SOCIAL SECURITY Court rules on benefits for children
The woman in the case became pregnant 10 months after her husband's death.
LOS ANGELES TIMES
A child conceived using frozen sperm after the death of the father should be eligible to collect Social Security survivor benefits just as any other child whose parent has died, a federal appeals court ruled Wednesday.
Although fatherhood after death is still rare, such cases now occur often enough to have attracted the attention of policy-makers and judges.
"Developing reproductive technology has outpaced federal and state laws, which currently do not address directly the legal issues created by posthumous conception," Judge Betty B. Fletcher of the 9th U.S. Circuit Court of Appeals wrote in Wednesday's unanimous decision, which will affect cases in California and eight other Western states under the court's jurisdiction.
The case involved 7-year-old Arizona twins who were conceived after their father died of cancer.

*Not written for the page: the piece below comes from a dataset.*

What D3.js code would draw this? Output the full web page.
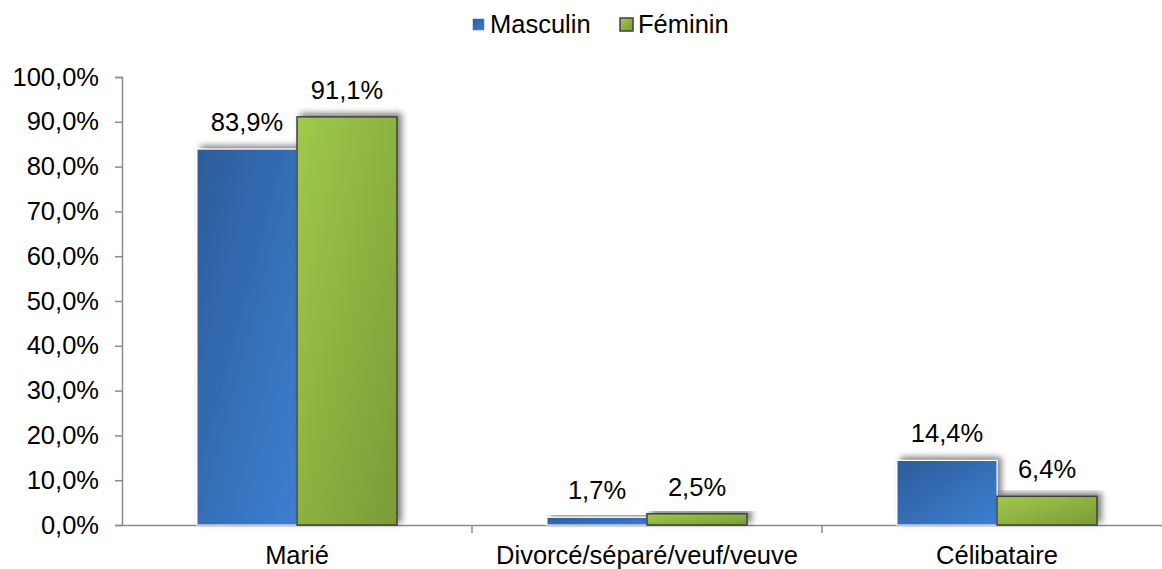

The parents, Robert Netting and Rhonda Gillett-Netting, both anthropology professors at the University of Arizona, had tried for several years to have a baby. Gillett-Netting "suffered from fertility problems that caused her to miscarry twice," Fletcher wrote.
Husband's death
In December 1994, Netting was diagnosed with multiple myeloma. After doctors told him that chemotherapy might render him sterile, he deposited his semen at the University of Arizona Health Sciences Center, where it was frozen and stored.
Netting died two months later, before his wife was able to conceive. Before his death he had "confirmed that he wanted [his wife] to have their child after his death using his frozen sperm," the judges noted. Consequently, the ruling avoided some of the issues that have come up in other cases in which women have become pregnant using sperm taken from a man shortly after his death.
About 10 months after Netting's death, his widow became pregnant using in vitro fertilization. Two weeks after the twins, Piers and Juliet, were born in August 1996, Gillett-Netting filed an application for Social Security child's insurance benefits.
The Social Security Administration denied the claim, ruling that the children could not be considered dependents of their father because their father was dead before they were conceived. When Gillett-Netting sued, a federal district judge in Tucson agreed with the Social Security Administration.